Trades and the rest of HowTo: Home Edition
The trades hub answers "who does this work and when do I call them." The six task lanes (Repair, Install, Build, Clean, Organize, Decorate) answer "how do I do this work myself when it's appropriate to DIY." The ten room hubs (Kitchen, Bathroom, Bedroom, Living Room, Basement, Garage, Attic, Exterior, Deck/Patio, Lawn/Garden) answer "what should I be doing in this room across all six task lanes." Every guide on the site lives at the intersection of a task lane and a room — for example, "How to tile a kitchen backsplash" is Install × Kitchen, not Trades. Trades pages are advisory, not instructional. They're the page you read before you decide whether to pick up the wrench or pick up the phone.
Seasonality — when each trade is busy
Trade availability and pricing follow predictable seasonal patterns. Booking against the season saves both time and money.
- HVAC spikes in the first heat wave of summer and the first cold snap of fall. Schedule pre-season tune-ups in April and October to lock in availability and avoid emergency rates.
- Roofing is busiest after spring storm season. Re-roofs and major repairs are easiest to schedule in late fall and winter (in mild climates) when the storm-damage rush is over.
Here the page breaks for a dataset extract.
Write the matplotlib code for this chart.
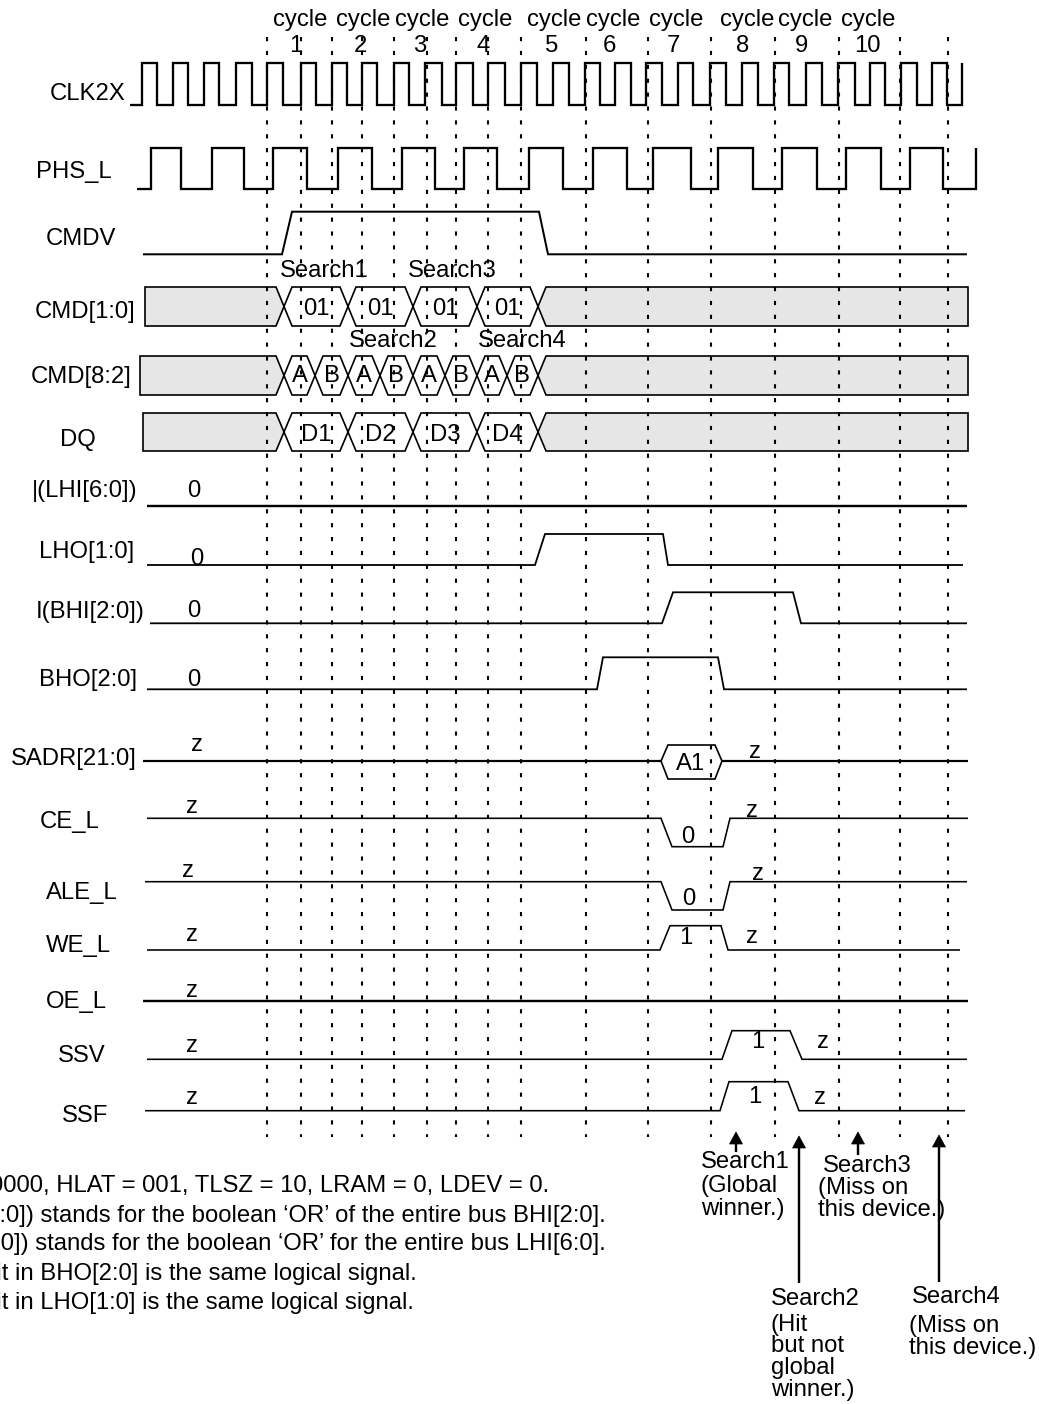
import matplotlib
matplotlib.use('Agg')
import matplotlib.pyplot as plt
from matplotlib.patches import Polygon

plt.rcParams['font.family'] = ['Liberation Sans', 'DejaVu Sans']
plt.rcParams['lines.scale_dashes'] = False
plt.rcParams['lines.solid_capstyle'] = 'butt'

# ------------------------------------------------------------------ data
# time axis is in drawing units (left -> right)
cycle_names = ['1', '2', '3', '4', '5', '6', '7', '8', '9', '10']
cycle_marks = [267, 301, 332, 362, 394, 427, 456, 488, 521, 586, 648, 711, 775, 839, 900, 948]

clk2x_rise = [142, 173, 204, 236, 267, 301, 332, 362, 394, 425, 456, 488, 521, 553,
              585, 615, 646, 678, 710, 742, 774, 806, 838, 870, 901, 932, 962]
clk2x_fall = [157, 188, 219, 252, 283, 316, 347, 377, 409, 442, 473, 505, 537, 569,
              600, 631, 662, 693, 726, 758, 789, 822, 855, 885, 917, 947]
phs_rise = [151, 212, 273, 338, 402, 464, 529, 593, 653, 718, 782, 846, 910, 976]
phs_fall = [181, 244, 307, 372, 435, 497, 563, 627, 691, 753, 817, 881, 943]

cmdv_t = [143, 282, 292, 539, 548, 967]
cmdv_v = [0, 0, 1, 1, 0, 0]

cmd10_t = [284, 348, 413, 477, 538]
cmd10_vals = ['01', '01', '01', '01']
cmd82_t = [284, 315, 348, 380, 413, 445, 477, 507, 538]
cmd82_vals = ['A', 'B', 'A', 'B', 'A', 'B', 'A', 'B']
dq_t = [284, 348, 413, 477, 538]
dq_vals = ['D1', 'D2', 'D3', 'D4']
search_names = ['Search1', 'Search2', 'Search3', 'Search4']

lhi_t = [147, 967]
lhi_v = [0, 0]
lho_t = [147, 535, 545, 663, 668, 963]
lho_v = [0, 0, 1, 1, 0, 0]
bhi_t = [150, 662, 673, 793, 801, 967]
bhi_v = [0, 0, 1, 1, 0, 0]
bho_t = [147, 597, 603, 718, 724, 967]
bho_v = [0, 0, 1, 1, 0, 0]

sadr_t = [143, 661, 722, 968]
sadr_vals = ['A1']
ce_t = [147, 661, 672, 723, 730, 968]
ce_v = [1, 1, 0, 0, 1, 1]
ale_t = [145, 661, 672, 723, 730, 967]
ale_v = [1, 1, 0, 0, 1, 1]
we_t = [147, 660, 670, 721, 728, 960]
we_v = [0, 0, 1, 1, 0, 0]
oe_t = [143, 968]
oe_v = [0, 0]
ssv_t = [147, 722, 732, 790, 802, 967]
ssv_v = [0, 0, 1, 1, 0, 0]
ssf_t = [145, 720, 729, 788, 799, 965]
ssf_v = [0, 0, 1, 1, 0, 0]

result_t = [736, 799, 858, 939]

notes = [
    "0000, HLAT = 001, TLSZ = 10, LRAM = 0, LDEV = 0.",
    "I(BHI[2:0]) stands for the boolean \u2018OR\u2019 of the entire bus BHI[2:0].",
    "|(LHI[6:0]) stands for the boolean \u2018OR\u2019 for the entire bus LHI[6:0].",
    "Each bit in BHO[2:0] is the same logical signal.",
    "Each bit in LHO[1:0] is the same logical signal.",
]

# ------------------------------------------------------------------ figure
W, H = 1039, 1404
fig = plt.figure(figsize=(W / 100, H / 100), dpi=100)
ax = fig.add_axes([0, 0, 1, 1])
ax.set_xlim(0, W)
ax.set_ylim(H, 0)
ax.axis('off')

FS = 17.2
GRAY = '#e6e6e6'
PX = 0.72  # points per pixel


def txt(x, y, s, ha='center', fs=FS):
    ax.text(x, y, s, ha=ha, va='baseline', fontsize=fs, color='black')


def clock(start, rises, falls, low, high, lw):
    ev = sorted([(t, 1) for t in rises] + [(t, 0) for t in falls])
    xs, ys, lev = [start], [low], 0
    for t, v in ev:
        xs += [t, t]
        ys += [low + lev * (high - low), low + v * (high - low)]
        lev = v
    ax.plot(xs, ys, color='black', lw=lw, solid_joinstyle='miter', zorder=3)


def wave(ts, vs, low, high, lw):
    ax.plot(ts, [low + v * (high - low) for v in vs], color='black', lw=lw,
            solid_joinstyle='miter', zorder=3)


def bus(start, end, ts, vals, top, bot, lw=1.2, h=8, label_dy=8):
    mid = (top + bot) / 2
    ax.add_patch(Polygon([(start, top), (ts[0] - h, top), (ts[0], mid), (ts[0] - h, bot), (start, bot)],
                         closed=True, fc=GRAY, ec='black', lw=lw, zorder=2))
    for i, v in enumerate(vals):
        a, b = ts[i], ts[i + 1]
        ax.add_patch(Polygon([(a, mid), (a + h, top), (b - h, top), (b, mid), (b - h, bot), (a + h, bot)],
                             closed=True, fc='white', ec='black', lw=lw, zorder=2))
        txt((a + b) / 2, mid + label_dy, v)
    ax.add_patch(Polygon([(ts[-1], mid), (ts[-1] + h, top), (end, top), (end, bot), (ts[-1] + h, bot)],
                         closed=True, fc=GRAY, ec='black', lw=lw, zorder=2))


# dotted cycle markers
for x in cycle_marks:
    ax.plot([x, x], [37, 1137], color='black', lw=1.5, linestyle=(0, (3, 7)), zorder=4)

# cycle header
cyc_x = [300, 363, 422, 485, 554, 613, 676, 747, 805, 868]
num_x = [296, 360, 420, 483, 552, 609, 673, 743, 802, 867]
for cx, nx, n in zip(cyc_x, num_x, cycle_names):
    txt(cx, 26, 'cycle')
    txt(nx, 52, n)

# row labels
labels = [('CLK2X', 88, 100), ('PHS_L', 74, 178), ('CMDV', 81, 245), ('CMD[1:0]', 85, 318),
          ('CMD[8:2]', 81, 383), ('DQ', 78, 446), ('|(LHI[6:0])', 85, 497), ('LHO[1:0]', 87, 558),
          ('I(BHI[2:0])', 90, 618), ('BHO[2:0]', 88, 686), ('SADR[21:0]', 74, 765),
          ('CE_L', 70, 828), ('ALE_L', 82, 899), ('WE_L', 78, 952), ('OE_L', 76, 1008),
          ('SSV', 82, 1062), ('SSF', 85, 1122)]
for s, x, y in labels:
    txt(x, y, s)

# clocks
clock(130, clk2x_rise, clk2x_fall, 104.7, 62.5, 2.3 * PX)
clock(137, phs_rise, phs_fall, 189, 148, 2.3 * PX)

# CMDV
wave(cmdv_t, cmdv_v, 254.3, 211.7, 2.0 * PX)

# buses
bus(145, 968, cmd10_t, cmd10_vals, 287, 326, label_dy=8.5)
bus(140, 968, cmd82_t, cmd82_vals, 356, 395, label_dy=6.5)
bus(143, 968, dq_t, dq_vals, 413, 451, label_dy=9)
txt(324, 277, search_names[0])
txt(452, 277, search_names[2])
txt(393, 347, search_names[1])
txt(522, 347, search_names[3])

# status signals
wave(lhi_t, lhi_v, 505.7, 505.7, 2.4 * PX)
txt(194, 497, '0')
wave(lho_t, lho_v, 565, 534, 1.8 * PX)
txt(197, 565, '0')
wave(bhi_t, bhi_v, 623.3, 592.3, 1.8 * PX)
txt(194, 617, '0')
wave(bho_t, bho_v, 689.3, 657.3, 1.8 * PX)
txt(194, 686, '0')

# SADR
sy, stop, sbot, sh = 761, 745, 779, 7
ax.plot([sadr_t[0], sadr_t[1]], [sy, sy], color='black', lw=2.2 * PX, zorder=3)
ax.plot([sadr_t[2], sadr_t[3]], [sy, sy], color='black', lw=2.2 * PX, zorder=3)
a, b = sadr_t[1], sadr_t[2]
ax.add_patch(Polygon([(a, sy), (a + sh, stop), (b - sh, stop), (b, sy), (b - sh, sbot), (a + sh, sbot)],
                     closed=True, fc='white', ec='black', lw=1.2, zorder=3))
txt(691, 770, sadr_vals[0])
txt(197, 751, 'z')
txt(755, 758, 'z')

# CE_L / ALE_L / WE_L / OE_L / SSV / SSF
wave(ce_t, ce_v, 846.7, 818.3, 1.6 * PX)
txt(192, 813, 'z'); txt(688, 843, '0'); txt(752, 817, 'z')
wave(ale_t, ale_v, 910, 881.7, 1.6 * PX)
txt(188, 877, 'z'); txt(689, 905, '0'); txt(758, 880, 'z')
wave(we_t, we_v, 950, 925.7, 1.6 * PX)
txt(192, 941, 'z'); txt(686, 944, '1'); txt(752, 943, 'z')
wave(oe_t, oe_v, 1001, 1001, 2.4 * PX)
txt(192, 997, 'z')
wave(ssv_t, ssv_v, 1059.3, 1030.7, 1.6 * PX)
txt(192, 1052, 'z'); txt(758, 1048, '1'); txt(823, 1048, 'z')
wave(ssf_t, ssf_v, 1110.7, 1081.7, 1.6 * PX)
txt(192, 1104, 'z'); txt(755, 1103, '1'); txt(820, 1104, 'z')

# result arrows
tips = [1132, 1136, 1132, 1135]
tails = [1152, 1283, 1155, 1282]
for x, tip, tail in zip(result_t, tips, tails):
    ax.plot([x, x], [tail, tip + 10], color='black', lw=2.4 * PX, zorder=5)
    ax.add_patch(Polygon([(x - 6.5, tip + 12), (x + 6.5, tip + 12), (x, tip)], closed=True,
                         fc='black', ec='black', lw=0.5, zorder=5))

# result annotations
for s, x, y in [(search_names[0], 701, 1168), ('(Global', 701, 1192), ('winner.)', 701, 1215),
                (search_names[2], 823, 1172), ('(Miss on', 818, 1194), ('this device.)', 818, 1216),
                (search_names[1], 771, 1305), ('(Hit', 771, 1331), ('but not', 771, 1352),
                ('global', 771, 1374), ('winner.)', 771, 1396),
                (search_names[3], 912, 1303), ('(Miss on', 909, 1332), ('this device.)', 909, 1354)]:
    txt(x, y, s, ha='left')

# notes (clipped at the left page edge, as in the source)
for s, xr, y in zip(notes, [549, 606, 606, 417, 414], [1192, 1222, 1250, 1280, 1309]):
    ax.text(xr, y, s, ha='right', va='baseline', fontsize=FS, color='black')

fig.savefig('out.png', dpi=100)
- Landscaping books out 2-4 weeks ahead all spring; off-season hardscape (patios, walls) is easier to schedule in late fall.
- Painting exterior work follows weather windows — booked solid May through September in most regions. Interior paint is a year-round trade with more even availability.
- General contracting is busiest right before and right after summer (kitchens, baths, additions). Winter projects sometimes get a 5-10% pricing edge if the GC needs to keep crews working.
Three patterns of misuse to avoid
Most homeowner-trade disputes follow one of three patterns. Recognizing them early saves both money and the relationship.
Pattern 1 — Friend-of-a-friend pricing
Hiring through informal channels ("my buddy can do it for cash") almost always lacks insurance, written scope, and recourse. The savings up front are real; the exposure if something goes wrong is total. Use this only for the smallest jobs ($200 or less) where the worst-case downside is wasted money.
Pattern 2 — Scope creep "while we're at it"
The trade is on-site. You notice another small thing. They offer to do it. Two hours and $400 later, the original two-hour job is a six-hour bill. Either pre-budget for "while we're at it" work explicitly, or hold a separate list and schedule a second visit at a known rate.
Pattern 3 — The slow walk-away
Big project, deposit paid, work starts strong, then slows. The trade has moved on to a more profitable job and is keeping yours barely alive. The cure is a contract with milestones and a daily-presence requirement, plus the threat of withholding the final payment until the punch list is clear.